March 24, 2011

AV Designs / PMC Dinner

AV Designs, the local distributor of PMC loudspeakers, hosted a dinner for PMC's Peter Thomas and Andy Duffield on their visit to our shores. Peter is the owner of PMC while Andy is the sales manager.

Due to work commitment, I missed the award/presentation/Q&A session at AV Designs' showroom (see Big E's earlier post), but caught up later for the dinner. Big E's 10Qs with Peter will be coming up soon. I, in the meantime, have a few photo shots from the dinner to share.

Peter fielding questions from our fellow blogger, Lam Seng Fatt of hi-fi avenue.
Lam was the most hardworking of the lot, furiously taking down everything that Peter imparted. Lam is sharing this information on his hi-fi avenue blog. Hop over there and have a good read!

Peter was generous with his insights, wisdom and experience. Does he not look like a wise shaman or a grand wizard? You could see the intensity and passion in him when he was talking about loudspeakers and audio

But Peter is a down to earth chap, easygoing and humorous. We had a good laugh with the many stories he told

Here we have Andy at the centre, flanked by our very own LS3/5A guru, Jo Ki, on the left, and the organizer of KLIAV, Dick Tan, on the right

James Tan of AV Designs gesturing while making a point (darn! Big E is blocked again from this camera angle!) ;-)

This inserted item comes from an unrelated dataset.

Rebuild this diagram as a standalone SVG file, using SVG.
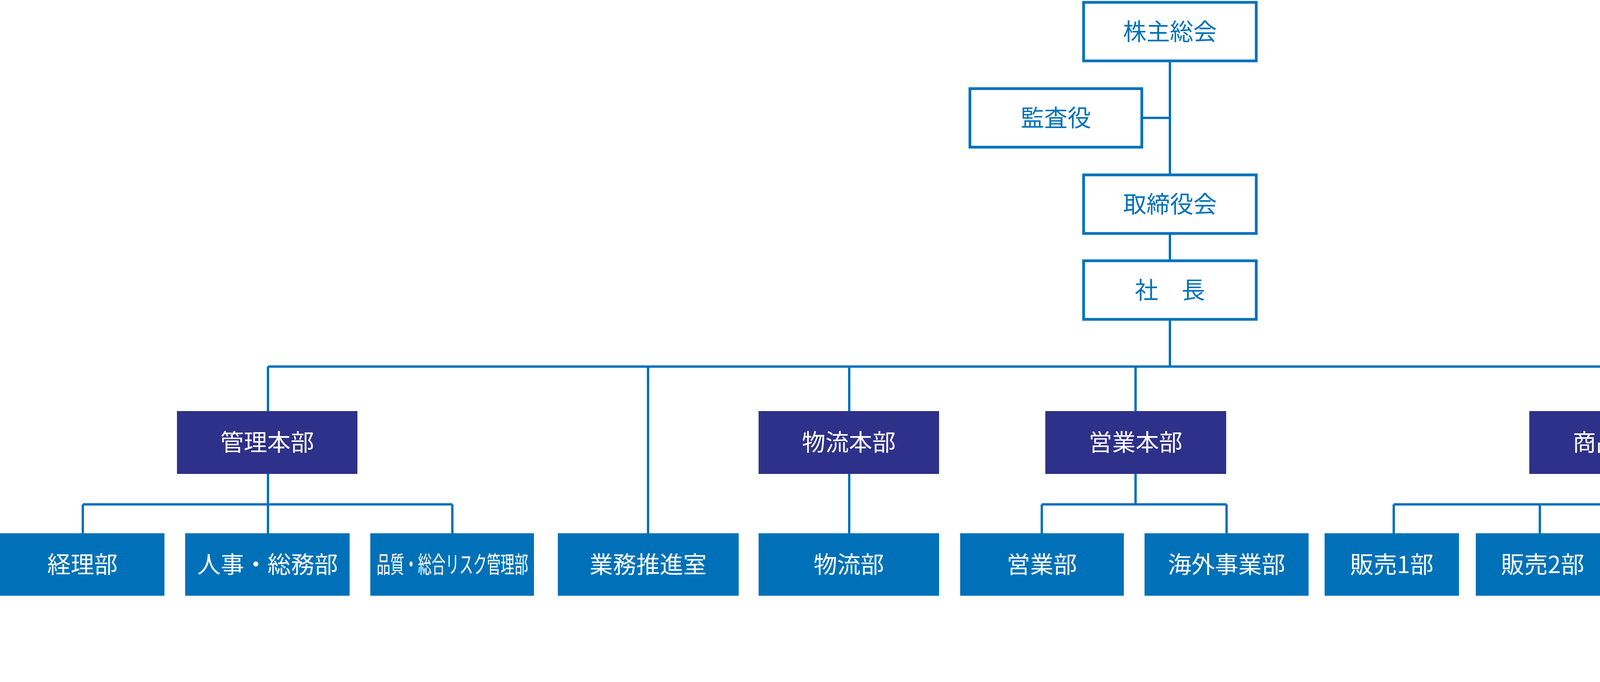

I told Peter I observed that PMC did not sound like other BBC-tradition loudspeakers, despite his own history of working for the BBC. Peter said that he did not design his loudspeakers specifically for BBC's recording studios. According to him, the BBC studios have excellent and standardized acoustic treatment; however, the standardized acoustic treatment design is such that there is less absorption in the midrange, thus loudspeakers for such an environment are built with a little trough in the midrange. When placed in a BBC studio, the loudspeaker's midrange response will be slightly lifted and cancel out the trough, a flat response is achieved thus in the room.

These BBC-tradition loudspeakers will give an impression of a midrange, vocal for example, that is recessed deep into the soundstage when used in a domestic environment (not exactly a bad thing, depending on your taste).

PMC loudspeakers, on the other hand, are designed to be used in the many other professional recording studios, where the acoustic treatment is done evenly. PMC's mission is to design a neutral sounding, flat-frequency-response loudspeaker, suited for producing a flat frequency response (what else?) in such an environment.

Through the night, I gathered that Peter's aim is none other than building a neutral loudspeaker which will let the music speak for itself.

There is no better embodiment of such a philosophy than the MB2-XBD active loudspeaker system currently on demo in AV Designs. Go listen, I bet you'd be mightily impressed, as was I, when I heard them a couple of weeks ago.